On SiT-B/2, our method improves REG from 15.2 to 14.8 FID at 400K iterations. On the larger SiT-XL/2 backbone, our method also brings consistent gains over REG, reducing FID from 5.0 to 4.0 at 200K iterations, from 3.4 to 2.8 at 400K iterations, and from 2.7 to 2.4 at 1M iterations. At the longer 2.4M training budget, our method further improves the FID from 2.2 to 2.1. These results indicate that MaskAlign remains effective from early training stages to longer training schedules. In addition, our method is not limited to REG. When applied to REPA, our method reduces the FID from 13.6 to 10.8 at 150K iterations, demonstrating that random token-subset alignment can also improve standard representation alignment. More experimental comparisons are provided in the Appendix.

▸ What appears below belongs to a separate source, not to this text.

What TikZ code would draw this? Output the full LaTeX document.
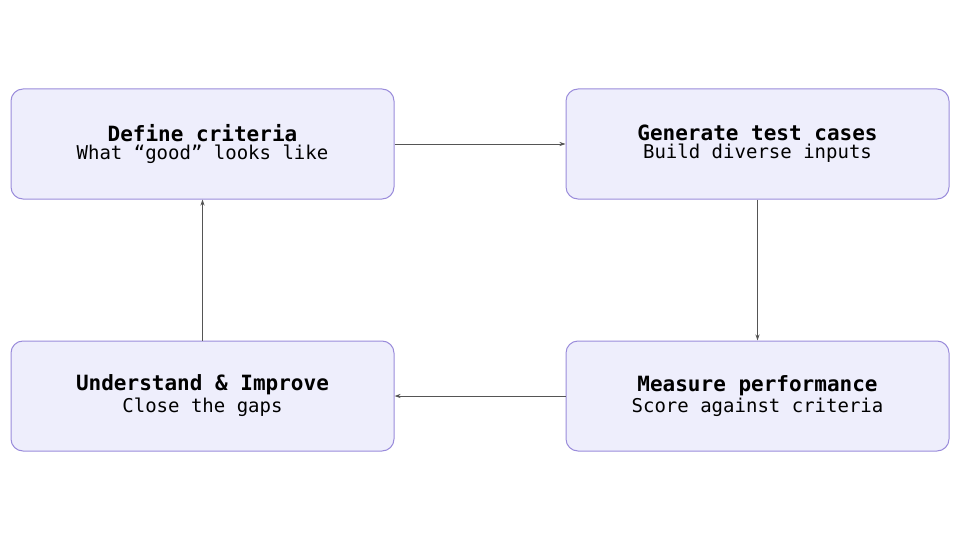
\documentclass[tikz,border=0pt]{standalone}
\usepackage{fontspec}
\setmonofont{DejaVu Sans Mono}
\usetikzlibrary{arrows.meta}
\definecolor{boxfill}{HTML}{EEEEFC}
\definecolor{boxline}{HTML}{9A8CDB}
\definecolor{arr}{HTML}{555555}
\tikzset{
  stage/.style={draw=boxline, fill=boxfill, line width=1pt, rounded corners=12pt,
    minimum width=383pt, minimum height=110pt, inner sep=0pt, align=center,
    font=\ttfamily},
  conn/.style={draw=arr, line width=0.8pt, -{Stealth[length=6pt,width=4pt]}}
}
\newcommand{\ttl}[1]{{\fontsize{21}{24}\selectfont\bfseries #1}}
\newcommand{\subt}[1]{{\fontsize{19}{22}\selectfont #1}}
\begin{document}
\begin{tikzpicture}[x=1pt,y=-1pt]
\useasboundingbox (0,0) rectangle (960,540);
\node[stage] (a) at (202.5,144) {\ttl{Define criteria}\\[2pt]\subt{What “good” looks like}};
\node[stage] (b) at (757.5,144) {\ttl{Generate test cases}\\[2pt]\subt{Build diverse inputs}};
\node[stage] (c) at (757.5,396) {\ttl{Measure performance}\\[2pt]\subt{Score against criteria}};
\node[stage] (d) at (202.5,396) {\ttl{Understand \& Improve}\\[2pt]\subt{Close the gaps}};
\draw[conn] (a.east) -- (b.west);
\draw[conn] (b.south) -- (c.north);
\draw[conn] (c.west) -- (d.west -| d.east);
\draw[conn] (d.north) -- (a.south);
\end{tikzpicture}
\end{document}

Table 3: Ablation study on token masking and token mixing. All experiments are conducted on ImageNet 256\times 256 using SiT-XL/2 models trained for 600K iterations without CFG.

Method FID\downarrow sFID\downarrow IS\uparrow
\rowcolor highlight MaskAlign 2.67 4.79 198.10
w/o Mixing 3.54 6.65 194.51
w/o Masking 3.20 4.92 188.84
w/o Both 3.01 4.88 193.16

Table 4: Computational cost and performance comparison on ImageNet 256\times 256 at 400K training iterations. Time denotes the average training time per iteration in seconds. Both methods use the SiT-XL/2 backbone and the same GPU hardware.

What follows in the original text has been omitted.